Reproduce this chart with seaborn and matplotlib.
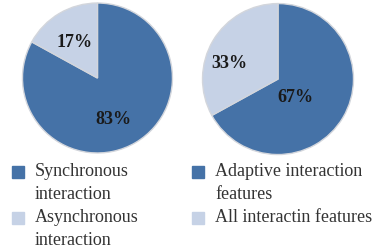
# filename: plot.py
import matplotlib.pyplot as plt
from matplotlib.patches import Rectangle
import seaborn as sns

interaction_labels = ['Synchronous\ninteraction', 'Asynchronous\ninteraction']
interaction_values = [83, 17]
feature_labels = ['Adaptive interaction\nfeatures', 'All interactin features']
feature_values = [67, 33]

colors = ['#4572a7', '#c6d2e6']

sns.set_theme(style='white')
plt.rcParams['font.family'] = ['Liberation Serif', 'DejaVu Serif']

W, H = 374, 250
fig = plt.figure(figsize=(W / 100, H / 100), dpi=100)


def draw_pie(rect, values, label_pos):
    ax = fig.add_axes(rect)
    wedges, texts, autotexts = ax.pie(
        values, colors=colors, startangle=90, counterclock=False,
        autopct='%d%%',
        wedgeprops={'edgecolor': '#d3d6dc', 'linewidth': 1.0},
        textprops={'fontsize': 13, 'color': '#1a1a1a', 'weight': 'bold'})
    for t, pos in zip(autotexts, label_pos):
        t.set_position(pos)
    ax.set_xlim(-1.03, 1.03)
    ax.set_ylim(-1.03, 1.03)
    ax.set_aspect('equal')
    return ax


draw_pie([0.0541, 0.379, 0.413, 0.618], interaction_values,
         [(0.21, -0.55), (-0.3, 0.47)])
draw_pie([0.5354, 0.3728, 0.4158, 0.622], feature_values,
         [(0.225, -0.25), (-0.64, 0.21)])


def draw_legend(x_box, labels, tops):
    for c, lab, top in zip(colors, labels, tops):
        # square sits beside the first line
        fig.add_artist(Rectangle((x_box / W, 1 - (top + 15) / H), 12 / W, 12 / H,
                                 transform=fig.transFigure, color=c))
        fig.text((x_box + 23) / W, 1 - top / H, lab, va='top', ha='left',
                 fontsize=13, color='#333333', linespacing=1.45)


draw_legend(12, interaction_labels, [163, 209])
draw_legend(192, feature_labels, [163, 209])

fig.savefig('out.png', dpi=100)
══════════
What is expected:
Identify each line containing the string "seaborn" and copy it out.

The completed task:
Reproduce this chart with seaborn and matplotlib.
import seaborn as sns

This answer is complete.